San Fran. officials vote for impeachment

San Francisco supervisors last week flared on the national political stage when they asked their Democratic congressional delegation to push for the impeachment of President George W. Bush on grounds of failure to perform his duties.

Supervisors cited leading the country into war in Iraq, weakening civil liberties, and being involved in other activities the board considers improper.

The vote for the resolution was 7-3, making it a sure target for right-wing radio and TV talk shows. San Francisco became an object of superconservatives’ scorn last November when it adopted a non-binding vote on barring military recruiters from the city’s public high schools. Fox News’ Bill O’Reilly called for the city to be bombed as a result. More recently, there was an uproar when Supervisor Gerardo Sandoval suggested on Fox News that the U.S. does not need a military.

The resolution dealing with that suggestion also calls for the impeachment of Vice President Dick Cheney. Supervisor Chris Daly said that resolution is justified because of the administration case for and handling of the Iraq war, the inadequate federal response to Hurricane Katrina and recent disclosure of a secret wiretapping program.

Daly said: “I think the case is clear, and I think it’s appropriate for us to weigh in.”

Mayor Gavin Newsom told the San Francisco Chronicle he hasn’t decided if he will sign the legislation to impeach. “On the list of one to 3,000,” he said, “it’s not even on that list of priorities for me to sign a resolution—that will have no force and effect—talking about impeachment.” Newsom is a Democrat and a frequent critic of Bush policies.

U.S. Rep. Tom Lantos of San Mateo, whose district includes a small portion of San Francisco, told the newspaper: “Real change in the direction of our country will come about when the Republicans no longer control the executive and legislative branches.
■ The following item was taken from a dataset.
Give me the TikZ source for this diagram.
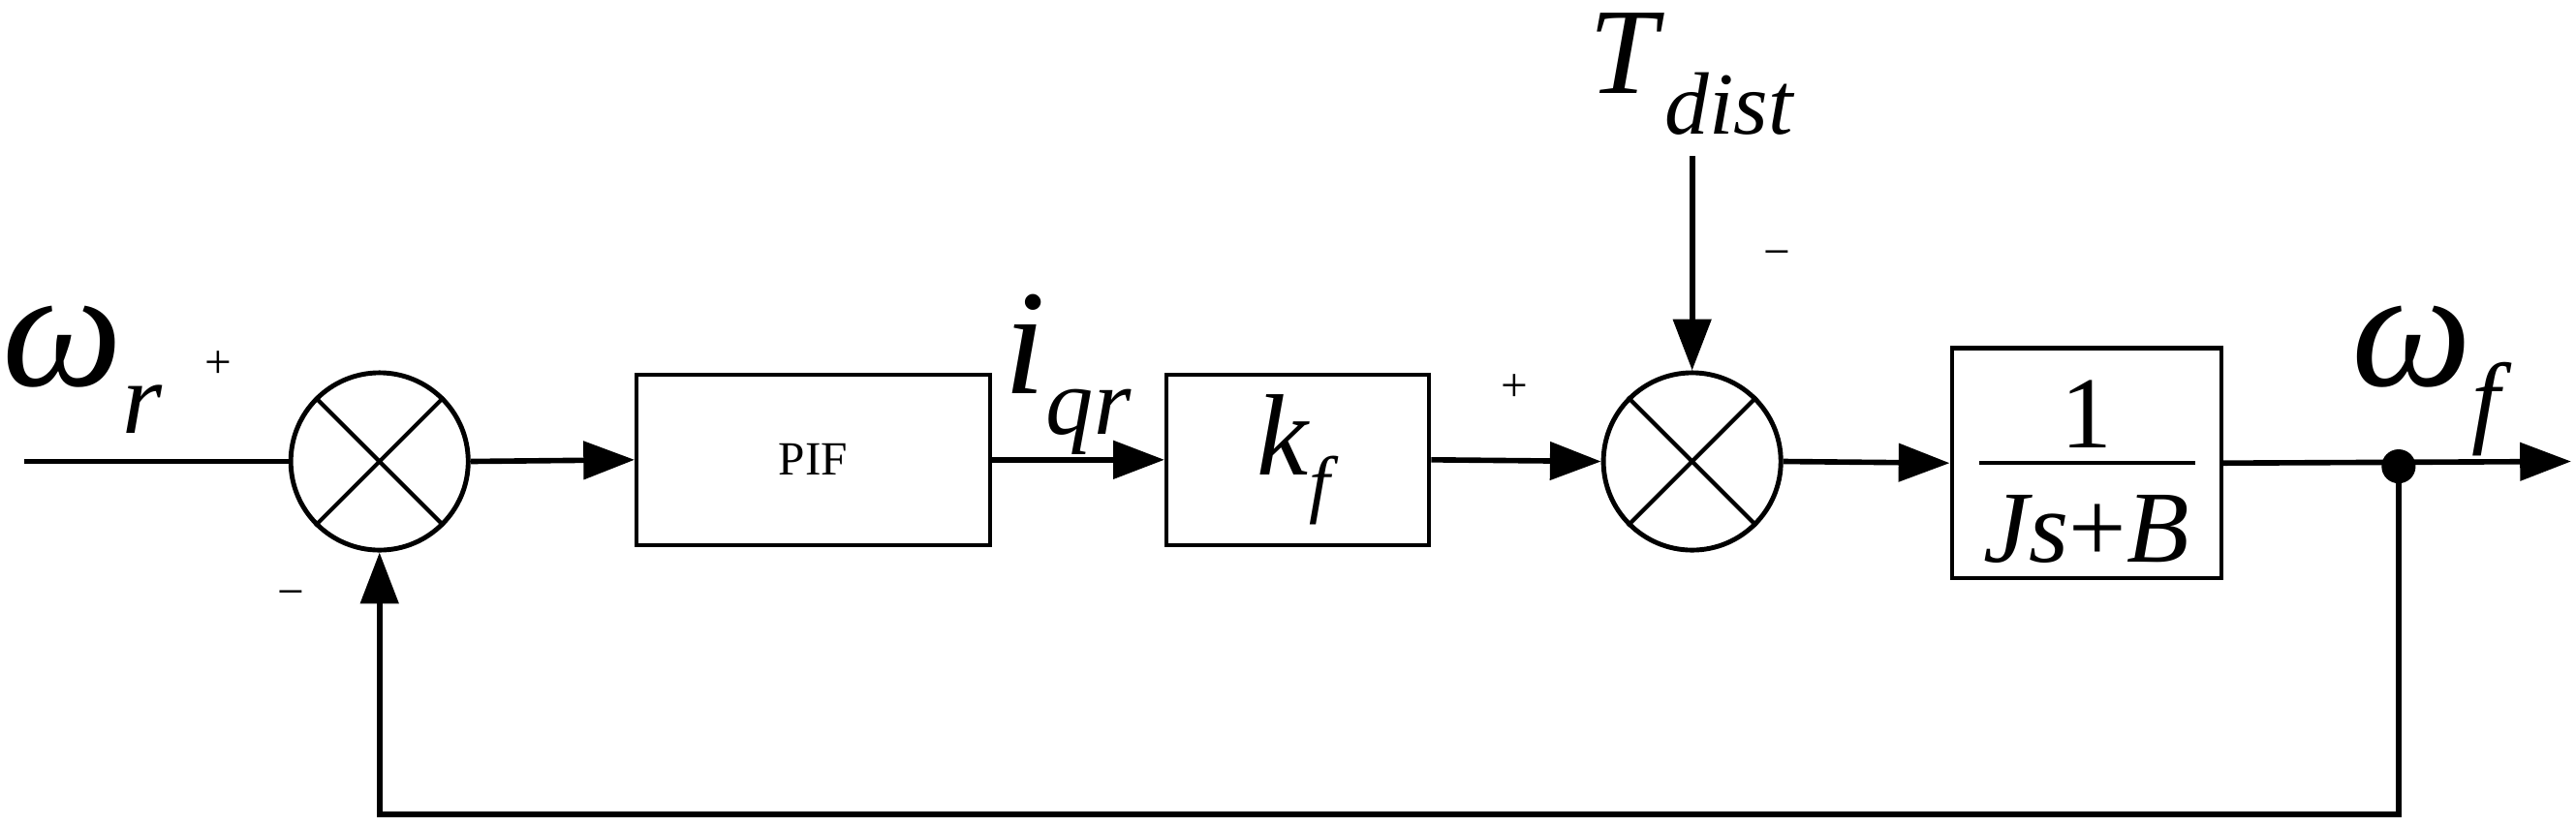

We need to take control of the House, elect more Democratic senators and take control of the White House in 2008.”

At a town meeting in January, House Democratic leader Rep. Nancy Pelosi was asked about her stance on impeachment. “Win the election,” she said. “Then you can change the policy of our country.”

The editor of Talkers Magazine, Michael Harrison, said the resolutions may not bring derisive comments from broadcasters. “I don’t think the vote will be a joke,” he said, “because George Bush is in more trouble with his conservative backers than ever, particularly talk radio hosts.”

A large number of conservatives are angry with the president over such issues as the Dubai ports deal, the secret spying program and the vice president’s shooting of a hunting buddy.

Mayor Newsom is not worried the board’s position will harm the city’s reputation. “I don’t think it damages the city in any significant way,” he said. “I think the things we’re ridiculed about…are some of the proudest moments in the city in terms of advancing our values—and they tend to transcend our borders.”